SOURCE MATERIAL:

- - - - - - -

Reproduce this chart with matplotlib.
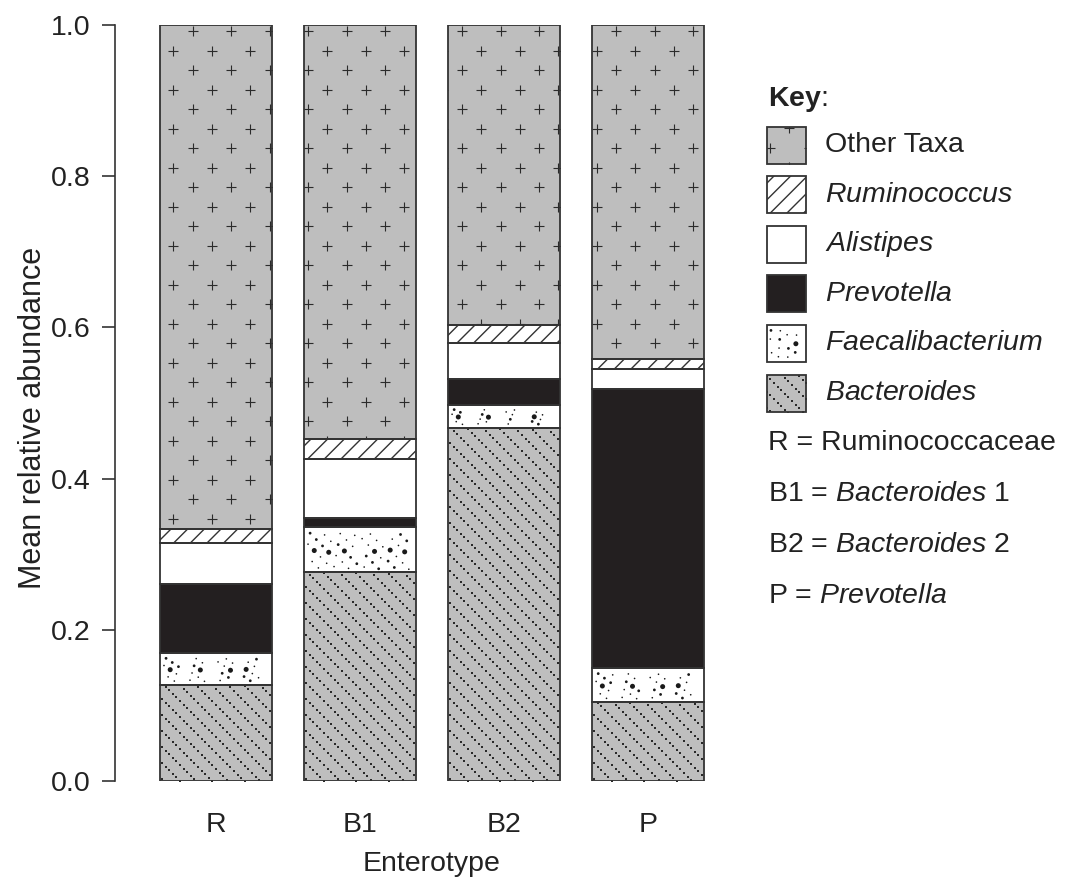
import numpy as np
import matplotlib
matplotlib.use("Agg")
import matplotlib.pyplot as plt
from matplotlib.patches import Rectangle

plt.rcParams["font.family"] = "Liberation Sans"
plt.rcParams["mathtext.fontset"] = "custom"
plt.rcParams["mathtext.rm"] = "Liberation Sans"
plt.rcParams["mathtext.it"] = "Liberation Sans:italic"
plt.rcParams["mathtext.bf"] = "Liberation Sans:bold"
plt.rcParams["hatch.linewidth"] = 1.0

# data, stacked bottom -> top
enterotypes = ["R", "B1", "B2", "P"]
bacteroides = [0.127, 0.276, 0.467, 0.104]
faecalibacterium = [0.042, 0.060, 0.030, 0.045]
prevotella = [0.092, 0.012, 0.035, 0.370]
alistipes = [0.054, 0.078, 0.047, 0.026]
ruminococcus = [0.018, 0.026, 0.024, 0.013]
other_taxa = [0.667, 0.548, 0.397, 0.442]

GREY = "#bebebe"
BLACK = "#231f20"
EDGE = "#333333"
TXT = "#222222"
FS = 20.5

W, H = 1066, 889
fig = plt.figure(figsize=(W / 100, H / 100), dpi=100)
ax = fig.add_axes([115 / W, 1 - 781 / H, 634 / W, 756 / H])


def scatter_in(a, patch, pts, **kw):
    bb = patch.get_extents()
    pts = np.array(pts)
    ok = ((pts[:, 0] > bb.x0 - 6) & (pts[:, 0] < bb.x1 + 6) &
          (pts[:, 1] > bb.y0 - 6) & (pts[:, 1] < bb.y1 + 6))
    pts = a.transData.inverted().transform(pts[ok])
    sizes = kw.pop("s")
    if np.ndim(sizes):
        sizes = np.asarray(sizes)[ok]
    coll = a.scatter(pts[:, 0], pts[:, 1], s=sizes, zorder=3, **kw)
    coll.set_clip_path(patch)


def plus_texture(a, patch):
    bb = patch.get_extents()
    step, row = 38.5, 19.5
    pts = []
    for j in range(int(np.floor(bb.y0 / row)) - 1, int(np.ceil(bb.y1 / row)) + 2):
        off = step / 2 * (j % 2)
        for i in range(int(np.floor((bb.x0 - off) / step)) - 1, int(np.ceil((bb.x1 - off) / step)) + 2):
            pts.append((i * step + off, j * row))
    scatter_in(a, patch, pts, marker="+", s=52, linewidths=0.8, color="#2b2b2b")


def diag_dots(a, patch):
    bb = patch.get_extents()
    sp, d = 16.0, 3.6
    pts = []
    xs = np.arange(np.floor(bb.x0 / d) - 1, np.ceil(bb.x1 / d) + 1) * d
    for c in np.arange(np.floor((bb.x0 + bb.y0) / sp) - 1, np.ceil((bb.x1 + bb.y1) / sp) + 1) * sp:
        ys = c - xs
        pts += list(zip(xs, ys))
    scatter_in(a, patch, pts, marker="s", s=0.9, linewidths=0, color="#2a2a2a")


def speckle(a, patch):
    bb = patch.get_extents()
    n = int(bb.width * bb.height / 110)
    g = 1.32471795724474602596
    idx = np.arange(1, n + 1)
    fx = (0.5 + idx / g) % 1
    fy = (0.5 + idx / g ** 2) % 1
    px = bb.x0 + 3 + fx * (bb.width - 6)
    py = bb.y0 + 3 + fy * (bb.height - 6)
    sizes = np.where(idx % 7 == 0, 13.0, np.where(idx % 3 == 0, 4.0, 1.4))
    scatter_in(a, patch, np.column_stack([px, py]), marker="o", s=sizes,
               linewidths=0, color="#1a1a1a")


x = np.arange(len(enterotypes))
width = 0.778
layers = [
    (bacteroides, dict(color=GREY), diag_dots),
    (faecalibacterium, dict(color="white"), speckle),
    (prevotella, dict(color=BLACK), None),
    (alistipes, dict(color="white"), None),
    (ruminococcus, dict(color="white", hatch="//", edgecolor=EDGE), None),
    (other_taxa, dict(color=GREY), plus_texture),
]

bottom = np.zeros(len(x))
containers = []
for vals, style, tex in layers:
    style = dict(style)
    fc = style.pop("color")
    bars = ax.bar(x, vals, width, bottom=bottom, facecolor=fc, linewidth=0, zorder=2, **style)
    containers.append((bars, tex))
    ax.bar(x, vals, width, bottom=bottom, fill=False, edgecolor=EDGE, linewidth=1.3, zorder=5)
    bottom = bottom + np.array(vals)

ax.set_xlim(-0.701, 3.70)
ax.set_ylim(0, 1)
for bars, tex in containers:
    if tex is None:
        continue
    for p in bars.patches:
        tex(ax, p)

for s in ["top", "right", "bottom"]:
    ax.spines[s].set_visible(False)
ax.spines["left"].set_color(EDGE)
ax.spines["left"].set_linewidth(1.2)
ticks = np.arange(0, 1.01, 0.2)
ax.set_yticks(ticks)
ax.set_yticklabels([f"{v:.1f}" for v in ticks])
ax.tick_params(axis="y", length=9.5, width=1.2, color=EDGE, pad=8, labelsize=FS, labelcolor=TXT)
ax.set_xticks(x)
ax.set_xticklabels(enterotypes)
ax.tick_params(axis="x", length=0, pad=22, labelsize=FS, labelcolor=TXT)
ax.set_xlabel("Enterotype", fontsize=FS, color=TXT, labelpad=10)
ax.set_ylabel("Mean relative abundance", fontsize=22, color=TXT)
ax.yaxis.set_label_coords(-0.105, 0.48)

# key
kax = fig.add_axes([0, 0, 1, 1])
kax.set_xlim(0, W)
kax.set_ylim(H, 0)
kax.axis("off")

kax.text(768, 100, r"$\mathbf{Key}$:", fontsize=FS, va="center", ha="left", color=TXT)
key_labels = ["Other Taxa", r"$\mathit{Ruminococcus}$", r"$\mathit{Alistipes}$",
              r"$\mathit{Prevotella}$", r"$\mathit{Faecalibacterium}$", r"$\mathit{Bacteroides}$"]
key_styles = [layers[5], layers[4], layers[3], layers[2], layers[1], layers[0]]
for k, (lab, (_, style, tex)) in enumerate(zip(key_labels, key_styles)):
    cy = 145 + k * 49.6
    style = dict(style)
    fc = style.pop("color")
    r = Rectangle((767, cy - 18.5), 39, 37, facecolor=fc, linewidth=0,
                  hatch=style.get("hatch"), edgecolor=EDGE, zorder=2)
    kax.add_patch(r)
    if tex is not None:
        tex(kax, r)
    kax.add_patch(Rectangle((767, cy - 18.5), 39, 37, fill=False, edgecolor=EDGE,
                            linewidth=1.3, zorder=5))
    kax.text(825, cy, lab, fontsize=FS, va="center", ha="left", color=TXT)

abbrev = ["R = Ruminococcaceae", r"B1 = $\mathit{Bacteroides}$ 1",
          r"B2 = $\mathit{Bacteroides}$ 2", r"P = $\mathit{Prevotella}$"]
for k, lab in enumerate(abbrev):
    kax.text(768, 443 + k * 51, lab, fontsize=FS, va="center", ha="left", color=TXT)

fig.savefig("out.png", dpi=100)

- - - - - - -

PROBLEM DESCRIPTION:
Write out exactly the lines between the start of the data and the line with "ax = fig.add_axes([115", including both, but none of the pictures.

OUTPUT FOR THIS EXERCISE:
Reproduce this chart with matplotlib.
import numpy as np
import matplotlib
matplotlib.use("Agg")
import matplotlib.pyplot as plt
from matplotlib.patches import Rectangle

plt.rcParams["font.family"] = "Liberation Sans"
plt.rcParams["mathtext.fontset"] = "custom"
plt.rcParams["mathtext.rm"] = "Liberation Sans"
plt.rcParams["mathtext.it"] = "Liberation Sans:italic"
plt.rcParams["mathtext.bf"] = "Liberation Sans:bold"
plt.rcParams["hatch.linewidth"] = 1.0

# data, stacked bottom -> top
enterotypes = ["R", "B1", "B2", "P"]
bacteroides = [0.127, 0.276, 0.467, 0.104]
faecalibacterium = [0.042, 0.060, 0.030, 0.045]
prevotella = [0.092, 0.012, 0.035, 0.370]
alistipes = [0.054, 0.078, 0.047, 0.026]
ruminococcus = [0.018, 0.026, 0.024, 0.013]
other_taxa = [0.667, 0.548, 0.397, 0.442]

GREY = "#bebebe"
BLACK = "#231f20"
EDGE = "#333333"
TXT = "#222222"
FS = 20.5

W, H = 1066, 889
fig = plt.figure(figsize=(W / 100, H / 100), dpi=100)
ax = fig.add_axes([115 / W, 1 - 781 / H, 634 / W, 756 / H])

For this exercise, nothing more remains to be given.